Wonder Woman, Vol. 3: Iron - Tony Aikins, Amilcar Pinna, Cliff Chiang, Brian Azzarello, Dan Green

This third volume of the Wonder Woman New 52 series concerns Wonder Woman struggling to adjust to several things.  First there is the fact that she is the last Amazon, then there is what happened to her mother, but she is also adjusting to the fact that she has a whole slew of siblings (they share a father-Zeus), but the newest one of those siblings has been stolen by Hermes.  Diana has promised the child’s mother, Zola that she will find and return him.

 

                Oh, and Hera is human.

 

                But has discovered ice cream, so there’s hope there.

 

                Yet, there is this First Born of the gods running around trying to kill everything.  He hangs with Cassandra.  Or to be more exact, she hangs with him, and what is with her neck?

 

                One thing I love about this series is the way that the Greek gods are portrayed.  There’s War, who is an old man; Aphrodite whose face we never see; Hephaestus, who has cool arms; the twins Apollo and Diana are quite wonderful.  And Hades.  Hades is awesome.

 

                Orion and the New Gods also make an appearance.

 

                In one sense, this story ARC is a quest story, the object being finding Zola’s baby, whose sex Zola doesn’t even know for the child was snatched at birth.  The story is really about relationships.  This collection includes the story of Diana’s training at the hands of her uncle War.  It is a pretty good short story about teacher and student.  The story is important for what occurs later in the ARC.

 

                One of the relationships that is centered is that of Wonder Woman and Zola.  Zola might be a woman in distress, but she is far from helpless.  Diana might be a kick ass super-hero but you would also want Zola in your corner.  She also stands up to Hera, asking why Hera attacks the children and lovers of Zeus instead of Zeus himself. 

 

                The most powerful though is the story of Sicora, a child of Zeus whose help Wonder Woman must get if she is to find the child.  Sicora’s story and actions, and Wonder Woman’s response to them is just heart-rending.  The use of the cost of being a child of a god is so starkly shown multiple times in this volume.  It is quite nice to see that aspect of Greek myth being used.

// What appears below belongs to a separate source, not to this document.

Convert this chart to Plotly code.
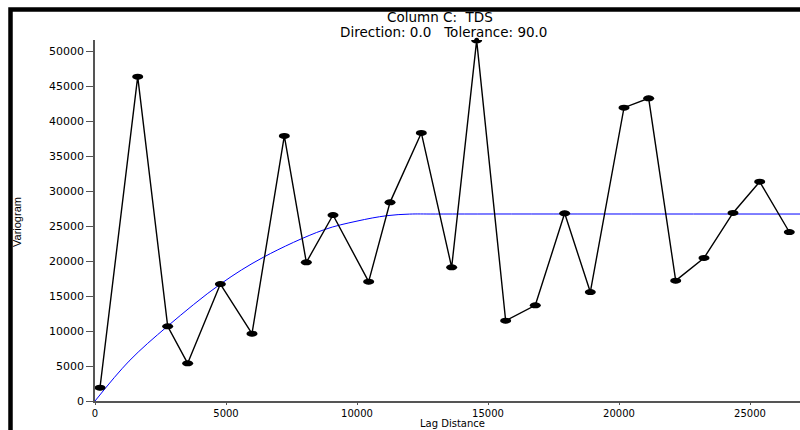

Gotten as a Kindle freebie

The Magic Three of Solatia - Jane Yolen

Jane Yolen has been called America’s Hans Christian Anderson.  It is an apt comparison.  Most of her work is either for children or young adults, yet the work has that quality that can also attract adults.  There is much going on there.

 

                Magic Three of Solatia functions in part as a reply to Andersen’s Little Mermaid.  Not the Disney version with its happy ending but the dark original tale.  In that one, the prince is, perhaps, not truly deserving of the mermaid’s love.  Yolen looks at what comes next, both above and below the surface of the sea.  It isn’t a novel, but a series short novella that are interconnected.  The first two involved Sianna, a young woman whose mother was loss to the sea, and the last two stories concern her son Lann.

 

                The four stories together are an examination of the uses and the abuses of power as both mother and son struggle with questions about when it acceptable to use magic and how magic should be used.  This done though the use of other fairy/folk tale themes – the struggle to kill a wizard, the noble seeking a bride, the hidden bridegroom.  The last two novellas are quest tales in form of having to undo curses. 

 

                The charm of the stories isn’t so much in the characters but in terms of the style.  The novella has the power and rhythm of oral tales, and it is quite easy to imagine Yolen herself reading you the tales.  The lesson, if there is one, is that the greatest magic is love.